> **Exercise**: Return the listing below unchanged, minus its pictures.

-------- Exercise material --------

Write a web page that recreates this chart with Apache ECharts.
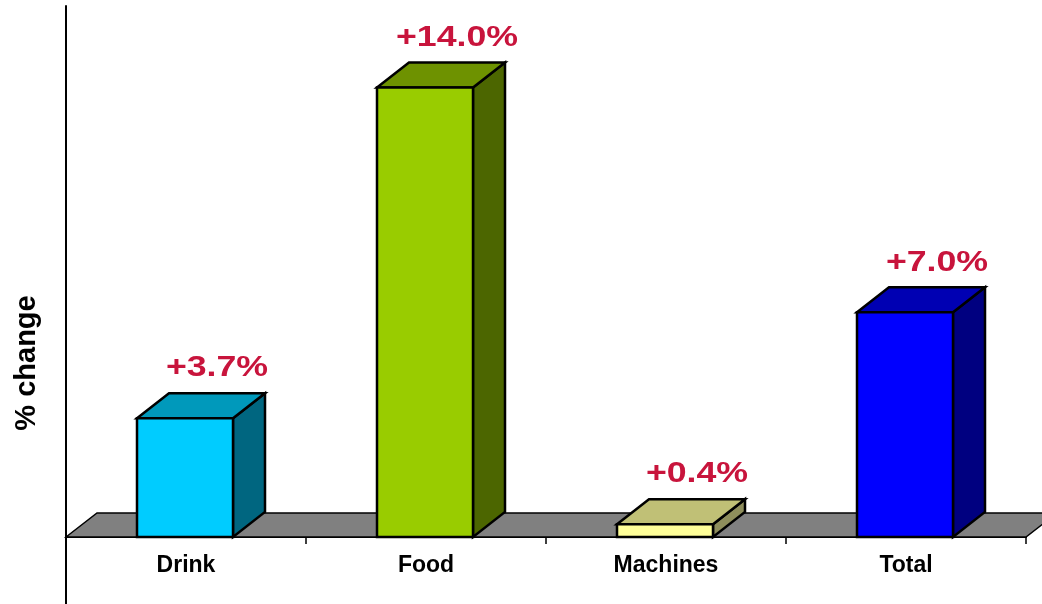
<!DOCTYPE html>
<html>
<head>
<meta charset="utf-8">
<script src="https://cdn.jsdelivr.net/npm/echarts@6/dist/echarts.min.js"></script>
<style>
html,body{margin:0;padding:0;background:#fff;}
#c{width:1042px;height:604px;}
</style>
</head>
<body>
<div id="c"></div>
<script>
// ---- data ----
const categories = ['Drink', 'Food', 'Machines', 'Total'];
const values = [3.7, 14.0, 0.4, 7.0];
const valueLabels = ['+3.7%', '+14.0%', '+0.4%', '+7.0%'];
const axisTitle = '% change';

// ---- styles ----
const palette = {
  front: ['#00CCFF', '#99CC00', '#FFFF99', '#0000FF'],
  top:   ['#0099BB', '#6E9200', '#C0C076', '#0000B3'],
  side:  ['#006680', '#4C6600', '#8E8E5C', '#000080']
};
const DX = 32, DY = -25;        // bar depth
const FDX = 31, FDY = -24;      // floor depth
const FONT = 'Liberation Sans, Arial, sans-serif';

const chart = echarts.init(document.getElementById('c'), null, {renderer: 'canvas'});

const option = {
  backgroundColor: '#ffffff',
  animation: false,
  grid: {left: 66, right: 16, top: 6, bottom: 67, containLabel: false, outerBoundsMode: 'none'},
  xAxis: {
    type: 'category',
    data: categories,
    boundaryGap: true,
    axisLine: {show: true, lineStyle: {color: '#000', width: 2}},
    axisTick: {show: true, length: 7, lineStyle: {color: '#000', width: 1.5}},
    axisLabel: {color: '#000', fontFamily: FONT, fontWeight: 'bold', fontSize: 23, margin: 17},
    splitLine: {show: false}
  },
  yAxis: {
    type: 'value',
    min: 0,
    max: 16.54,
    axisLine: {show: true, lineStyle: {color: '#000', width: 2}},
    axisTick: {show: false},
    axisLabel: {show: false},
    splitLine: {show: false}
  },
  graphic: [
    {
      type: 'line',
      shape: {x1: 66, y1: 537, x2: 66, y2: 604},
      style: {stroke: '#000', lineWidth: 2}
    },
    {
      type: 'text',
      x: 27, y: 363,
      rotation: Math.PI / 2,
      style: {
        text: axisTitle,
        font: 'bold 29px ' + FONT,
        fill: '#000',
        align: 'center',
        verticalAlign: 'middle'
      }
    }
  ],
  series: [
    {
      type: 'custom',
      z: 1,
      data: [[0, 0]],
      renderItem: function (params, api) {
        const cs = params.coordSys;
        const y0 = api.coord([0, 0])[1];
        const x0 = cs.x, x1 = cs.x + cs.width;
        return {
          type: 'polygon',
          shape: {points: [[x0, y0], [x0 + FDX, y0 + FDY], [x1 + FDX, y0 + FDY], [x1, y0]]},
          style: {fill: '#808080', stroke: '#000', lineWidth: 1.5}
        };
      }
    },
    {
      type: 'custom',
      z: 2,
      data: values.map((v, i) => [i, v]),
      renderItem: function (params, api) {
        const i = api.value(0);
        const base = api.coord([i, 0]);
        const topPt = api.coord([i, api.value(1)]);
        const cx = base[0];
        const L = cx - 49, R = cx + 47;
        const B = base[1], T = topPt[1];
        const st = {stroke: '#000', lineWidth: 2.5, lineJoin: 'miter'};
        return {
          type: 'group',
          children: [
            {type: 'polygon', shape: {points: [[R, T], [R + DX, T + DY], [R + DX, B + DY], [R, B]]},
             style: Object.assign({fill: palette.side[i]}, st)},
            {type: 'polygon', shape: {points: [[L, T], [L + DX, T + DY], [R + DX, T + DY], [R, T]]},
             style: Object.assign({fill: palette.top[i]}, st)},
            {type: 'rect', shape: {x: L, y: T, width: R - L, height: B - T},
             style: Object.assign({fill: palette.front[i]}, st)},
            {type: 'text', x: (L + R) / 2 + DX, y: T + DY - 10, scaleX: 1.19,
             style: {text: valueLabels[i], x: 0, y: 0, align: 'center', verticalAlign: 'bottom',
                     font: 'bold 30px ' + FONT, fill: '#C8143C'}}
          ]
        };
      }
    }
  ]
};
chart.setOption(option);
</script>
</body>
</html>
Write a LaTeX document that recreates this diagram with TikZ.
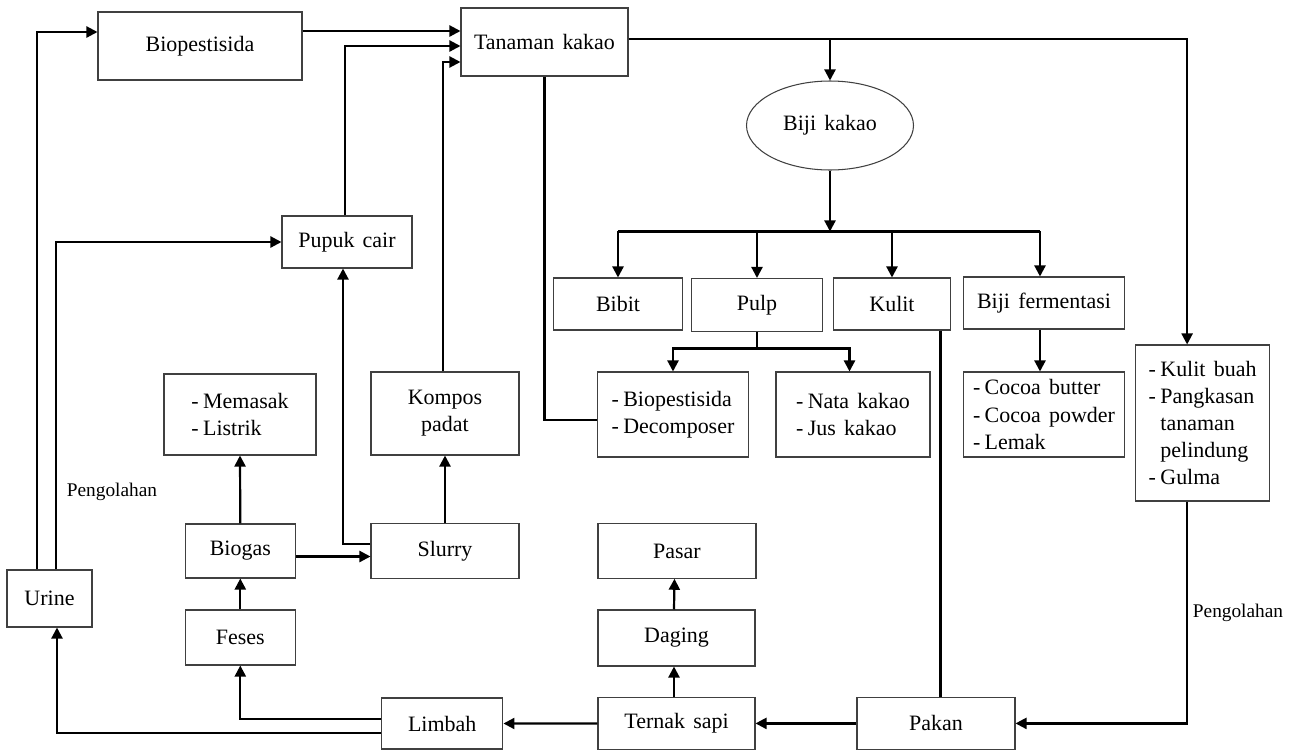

--------

> **The reply**:
Write a web page that recreates this chart with Apache ECharts.
<!DOCTYPE html>
<html>
<head>
<meta charset="utf-8">
<script src="https://cdn.jsdelivr.net/npm/echarts@6/dist/echarts.min.js"></script>
<style>
html,body{margin:0;padding:0;background:#fff;}
#c{width:1042px;height:604px;}
</style>
</head>
<body>
<div id="c"></div>
<script>
// ---- data ----
const categories = ['Drink', 'Food', 'Machines', 'Total'];
const values = [3.7, 14.0, 0.4, 7.0];
const valueLabels = ['+3.7%', '+14.0%', '+0.4%', '+7.0%'];
const axisTitle = '% change';

// ---- styles ----
const palette = {
  front: ['#00CCFF', '#99CC00', '#FFFF99', '#0000FF'],
  top:   ['#0099BB', '#6E9200', '#C0C076', '#0000B3'],
  side:  ['#006680', '#4C6600', '#8E8E5C', '#000080']
};
const DX = 32, DY = -25;        // bar depth
const FDX = 31, FDY = -24;      // floor depth
const FONT = 'Liberation Sans, Arial, sans-serif';

const chart = echarts.init(document.getElementById('c'), null, {renderer: 'canvas'});

const option = {
  backgroundColor: '#ffffff',
  animation: false,
  grid: {left: 66, right: 16, top: 6, bottom: 67, containLabel: false, outerBoundsMode: 'none'},
  xAxis: {
    type: 'category',
    data: categories,
    boundaryGap: true,
    axisLine: {show: true, lineStyle: {color: '#000', width: 2}},
    axisTick: {show: true, length: 7, lineStyle: {color: '#000', width: 1.5}},
    axisLabel: {color: '#000', fontFamily: FONT, fontWeight: 'bold', fontSize: 23, margin: 17},
    splitLine: {show: false}
  },
  yAxis: {
    type: 'value',
    min: 0,
    max: 16.54,
    axisLine: {show: true, lineStyle: {color: '#000', width: 2}},
    axisTick: {show: false},
    axisLabel: {show: false},
    splitLine: {show: false}
  },
  graphic: [
    {
      type: 'line',
      shape: {x1: 66, y1: 537, x2: 66, y2: 604},
      style: {stroke: '#000', lineWidth: 2}
    },
    {
      type: 'text',
      x: 27, y: 363,
      rotation: Math.PI / 2,
      style: {
        text: axisTitle,
        font: 'bold 29px ' + FONT,
        fill: '#000',
        align: 'center',
        verticalAlign: 'middle'
      }
    }
  ],
  series: [
    {
      type: 'custom',
      z: 1,
      data: [[0, 0]],
      renderItem: function (params, api) {
        const cs = params.coordSys;
        const y0 = api.coord([0, 0])[1];
        const x0 = cs.x, x1 = cs.x + cs.width;
        return {
          type: 'polygon',
          shape: {points: [[x0, y0], [x0 + FDX, y0 + FDY], [x1 + FDX, y0 + FDY], [x1, y0]]},
          style: {fill: '#808080', stroke: '#000', lineWidth: 1.5}
        };
      }
    },
    {
      type: 'custom',
      z: 2,
      data: values.map((v, i) => [i, v]),
      renderItem: function (params, api) {
        const i = api.value(0);
        const base = api.coord([i, 0]);
        const topPt = api.coord([i, api.value(1)]);
        const cx = base[0];
        const L = cx - 49, R = cx + 47;
        const B = base[1], T = topPt[1];
        const st = {stroke: '#000', lineWidth: 2.5, lineJoin: 'miter'};
        return {
          type: 'group',
          children: [
            {type: 'polygon', shape: {points: [[R, T], [R + DX, T + DY], [R + DX, B + DY], [R, B]]},
             style: Object.assign({fill: palette.side[i]}, st)},
            {type: 'polygon', shape: {points: [[L, T], [L + DX, T + DY], [R + DX, T + DY], [R, T]]},
             style: Object.assign({fill: palette.top[i]}, st)},
            {type: 'rect', shape: {x: L, y: T, width: R - L, height: B - T},
             style: Object.assign({fill: palette.front[i]}, st)},
            {type: 'text', x: (L + R) / 2 + DX, y: T + DY - 10, scaleX: 1.19,
             style: {text: valueLabels[i], x: 0, y: 0, align: 'center', verticalAlign: 'bottom',
                     font: 'bold 30px ' + FONT, fill: '#C8143C'}}
          ]
        };
      }
    }
  ]
};
chart.setOption(option);
</script>
</body>
</html>
Write a LaTeX document that recreates this diagram with TikZ.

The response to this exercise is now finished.